„Keine falsche Bewegung“

Der Fuß des Turmes bestand aus faustgroßen Steinen, die die Gruppenmitglieder reihum draußen gesammelt hatten. Die erste Etage wurde gebaut aus stärkeren Ästen, Totholz mit Moos bewachsen - und einigen Farnbüscheln. Die Bewegungen der Menschen, die das Objekt bauten, verlangsamten sich, wurden vorsichtiger, je höher der Turm sich türmte. Die nächste Ebene waren geknüllte oder gefaltete handbeschriebene Wunschzettel, vermischt mit verwelkten Sonnenblumen. Noch höher stärkere Äste, die als Brückenpfeifer von oben in das Gebilde gesteckt werden. Über die wiederum feinere Zweige als Brücke gelegt. Eine Getränkedose mit Vogelfeder in dem Loch als Top. Die Bewegungen der gestaltenden Menschen waren noch kleiner geworden, noch vorsichtiger.

Keine falsche Bewegung. Sonst fiele der Turm zusammen.

Sowas wird in Studentengruppen erlebt, um anschließend über psychische Prozesse in Gestaltungen zu sprechen.

„Keine falsche Bewegung“ titelte der SPIEGEL letzte Woche - noch kurz vor dem Einmarsch der Putin-Truppen in der Ukraine. Gleich danach fiel der fragile Turm des Vertrauens in die Sicherheitsapparatur Europas in sich zusammen.

„Die Russen“ sind einmarschiert? Ich denke an meine Kolleginnen und Kollegen an den drei Universitäten in Russland, an denen ich seit 2007 arbeitete und noch arbeite. „Die Russen“ heute gibt es ebenso wenig wie „die Deutschen“ 1933-45. Es gab und gibt immer und überall Widerstand gegen Diktatoren. Bertolt Brecht: „Das Schicksal des Menschen ist der Mensch“. Hinzugefügt: der destruktive wie der konstruktive Mensch.

Ich denke jetzt an russische Studenten, deren Großeltern in der Ukraine leben. An die Mutter eines russischen Kollegen, dessen Mutter „drüben“ lebt. „Drüben“ – wie bei uns früher die DDR hieß, ist jetzt bei denen Ukraine. Ich denke an den Sprecher der Studierenden-Gruppe, der eine Ukrainerin heiratete und mit seinen Kommilitonen jetzt an Demonstrationen gegen den Krieg teilnimmt. Ich lese und höre via Zoom von der Angst, dass die jahrelang gewachsenen menschlichen wie fachlichen Beziehungen nicht nur ge-, sondern zerstört werden könnten.

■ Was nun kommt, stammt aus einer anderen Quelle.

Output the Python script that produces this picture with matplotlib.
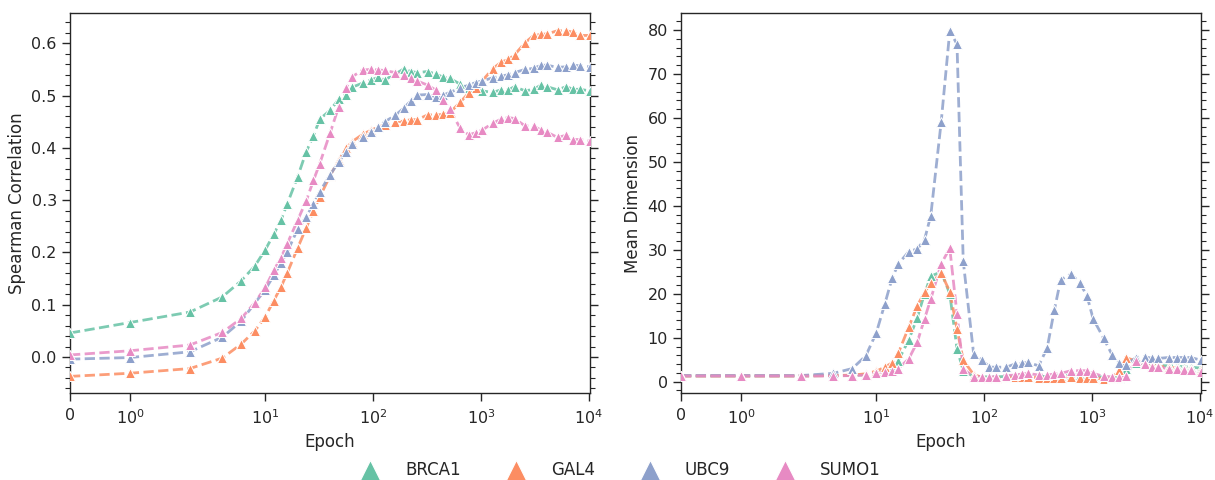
import matplotlib
matplotlib.use("Agg")
import matplotlib.pyplot as plt
from matplotlib.lines import Line2D
from matplotlib.ticker import AutoMinorLocator, NullLocator, FixedLocator

epochs = [0, 1, 2, 4, 6, 8, 10, 12, 14, 16, 20, 24, 28, 32, 40, 48, 56, 64, 80, 96,
          112, 128, 160, 192, 224, 256, 320, 384, 448, 512, 640, 768, 896, 1024,
          1280, 1536, 1792, 2048, 2560, 3072, 3584, 4096, 5120, 6144, 7168, 8192, 10240]

proteins = ["BRCA1", "GAL4", "UBC9", "SUMO1"]
colors = ["#66c2a5", "#fc8d62", "#8da0cb", "#e78ac3"]

spearman_brca1 = [.046, .066, .086, .115, .146, .174, .205, .235, .262, .293, .345, .393, .423, .455,
                  .472, .493, .502, .516, .524, .530, .535, .530, .541, .551, .546, .544, .546, .541,
                  .535, .533, .522, .514, .512, .509, .506, .511, .511, .517, .509, .512, .520, .517,
                  .511, .517, .512, .512, .509]
spearman_gal4 = [-.037, -.031, -.022, -.002, .025, .050, .077, .108, .134, .161, .209, .247, .280, .306,
                 .347, .377, .399, .412, .426, .434, .440, .444, .450, .451, .454, .454, .463, .463,
                 .464, .467, .487, .505, .515, .528, .551, .564, .569, .578, .601, .615, .617, .618,
                 .624, .624, .621, .615, .615]
spearman_ubc9 = [-.004, -.001, .010, .038, .069, .103, .129, .156, .180, .201, .245, .268, .293, .316,
                 .349, .373, .393, .407, .421, .430, .439, .450, .462, .476, .490, .501, .502, .497,
                 .501, .506, .514, .520, .525, .528, .534, .537, .540, .544, .550, .552, .558, .558,
                 .554, .555, .558, .557, .555]
spearman_sumo1 = [.004, .012, .023, .047, .074, .104, .133, .166, .190, .217, .262, .299, .338, .370,
                  .429, .479, .514, .536, .549, .550, .549, .548, .544, .539, .534, .528, .520, .510,
                  .492, .474, .438, .425, .429, .434, .447, .455, .458, .456, .442, .442, .434, .430,
                  .420, .424, .416, .416, .413]

dim_brca1 = [1.3, 1.3, 1.3, 1.4, 1.4, 1.6, 1.9, 2.4, 3.2, 4.8, 9.5, 14.6, 20.0, 24.0, 25.0, 20.0,
             7.5, 2.5, 1.2, 1.1, 1.1, 1.1, 1.2, 1.2, 1.3, 1.3, 1.2, 1.2, 1.3, 1.4, 1.5, 1.5, 1.4,
             1.3, 1.0, 0.9, 0.9, 3.0, 4.3, 4.0, 3.8, 3.7, 3.6, 3.5, 3.4, 3.3, 3.1]
dim_gal4 = [1.3, 1.3, 1.3, 1.4, 1.5, 1.8, 2.4, 3.3, 4.3, 6.5, 12.4, 17.3, 20.3, 22.5, 24.7, 20.5,
            12.0, 4.9, 1.6, 1.0, 0.9, 0.9, 1.0, 1.0, 1.1, 1.1, 0.9, 0.8, 0.8, 0.9, 1.0, 0.9, 0.9,
            0.8, 0.7, 0.8, 2.7, 5.5, 4.7, 4.2, 3.8, 3.5, 3.3, 3.1, 2.9, 2.8, 2.6]
dim_ubc9 = [1.4, 1.4, 1.4, 1.9, 3.0, 5.9, 11.1, 17.7, 23.5, 26.8, 29.6, 30.2, 32.3, 37.8, 59.2, 79.8,
            76.8, 27.4, 6.2, 4.9, 3.3, 3.3, 3.3, 4.0, 4.2, 4.4, 3.6, 7.7, 16.4, 23.2, 24.5, 22.5,
            19.6, 14.3, 9.9, 6.1, 4.3, 3.8, 5.5, 5.7, 5.3, 5.3, 5.5, 5.5, 5.5, 5.5, 4.9]
dim_sumo1 = [1.3, 1.3, 1.3, 1.3, 1.4, 1.5, 2.0, 2.1, 2.5, 3.0, 5.2, 9.0, 14.3, 18.8, 26.8, 30.4,
             15.4, 2.9, 1.1, 1.1, 1.1, 1.1, 1.4, 1.5, 1.75, 1.9, 1.5, 1.5, 1.75, 1.9, 2.5, 2.5, 2.5,
             1.9, 1.2, 1.1, 1.1, 1.4, 4.6, 4.0, 3.4, 3.4, 2.9, 2.9, 2.7, 2.7, 2.3]

spearman = [spearman_brca1, spearman_gal4, spearman_ubc9, spearman_sumo1]
dims = [dim_brca1, dim_gal4, dim_ubc9, dim_sumo1]

xticks = [0, 1, 10, 100, 1000, 10000]
xticklabels = ["0", r"$10^0$", r"$10^1$", r"$10^2$", r"$10^3$", r"$10^4$"]

plt.rcParams["font.family"] = ["DejaVu Sans"]
text_color = "#262626"

fig = plt.figure(figsize=(12.15, 4.8), dpi=100)
ax1 = fig.add_axes([0.0576, 0.181, 0.428, 0.792])
ax2 = fig.add_axes([0.5605, 0.181, 0.428, 0.792])

for ax, data, ylabel, ylim in [(ax1, spearman, "Spearman Correlation", (-0.069, 0.658)),
                               (ax2, dims, "Mean Dimension", (-2.6, 83.9))]:
    for vals, c in zip(data, colors):
        ax.plot(epochs, vals, ls="--", lw=2, color=c, alpha=0.85, zorder=2)
        ax.plot(epochs, vals, ls="none", marker="^", ms=7, color=c,
                mec="white", mew=0.7, zorder=3)
    ax.set_xscale("symlog", linthresh=2, linscale=1)
    ax.set_xlim(0, 10240)
    ax.xaxis.set_major_locator(FixedLocator(xticks))
    ax.set_xticklabels(xticklabels)
    ax.xaxis.set_minor_locator(NullLocator())
    ax.set_ylim(*ylim)
    ax.yaxis.set_minor_locator(AutoMinorLocator(5))
    ax.tick_params(axis="y", which="both", left=True, right=True, direction="out",
                   colors=text_color, labelsize=11.5)
    ax.tick_params(axis="y", which="major", length=6, width=1.0)
    ax.tick_params(axis="y", which="minor", length=3.5, width=0.8)
    ax.tick_params(axis="x", which="major", length=6, width=1.0, colors=text_color,
                   labelsize=11.5, pad=5)
    ax.set_xlabel("Epoch", fontsize=12, color=text_color)
    ax.set_ylabel(ylabel, fontsize=12, color=text_color)
    for s in ax.spines.values():
        s.set_color(text_color)
        s.set_linewidth(1.0)

handles = [Line2D([], [], ls="none", marker="^", ms=14, color=c, mec="white", mew=0.7)
           for c in colors]
fig.legend(handles, proteins, loc="lower center", bbox_to_anchor=(0.508, -0.03), ncol=4,
           frameon=False, fontsize=12, columnspacing=2.3, handletextpad=1.1,
           labelcolor=text_color)

fig.savefig("out.png", dpi=100)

Schon von Berufs wegen sind die meisten derer, die ich bis Februar 2020 in St. Petersburg vor Ort, dann durch Corona digital begleitete, politisch kritische Menschen. Ärzte, Psychologen, Therapeuten. Die in Orenburg, in Moskau, in Saratov – sie leben im und vom Austausch mit uns.

„Die“ Russen - die gibt es nicht.

Solch Turmbau wie der oben geschilderte, wird im Spiel einer bestimmten Kindheits-Phase deshalb gebaut, um ihn selbst zu zerstören – und neu aufzubauen. Immer wieder. Und um Frustrationen auszuhalten, wenn andere den eigenen Turm zerstören. Diktatoren kommen aus jenen Momenten der Zerstörungslust der Türme anderer nie heraus. Bleibt zu hoffen, dass der Turm des Kriegstreibers bald zusammenfällt, wenn der Wind von außen genug pustet. Mit Orkanstärke.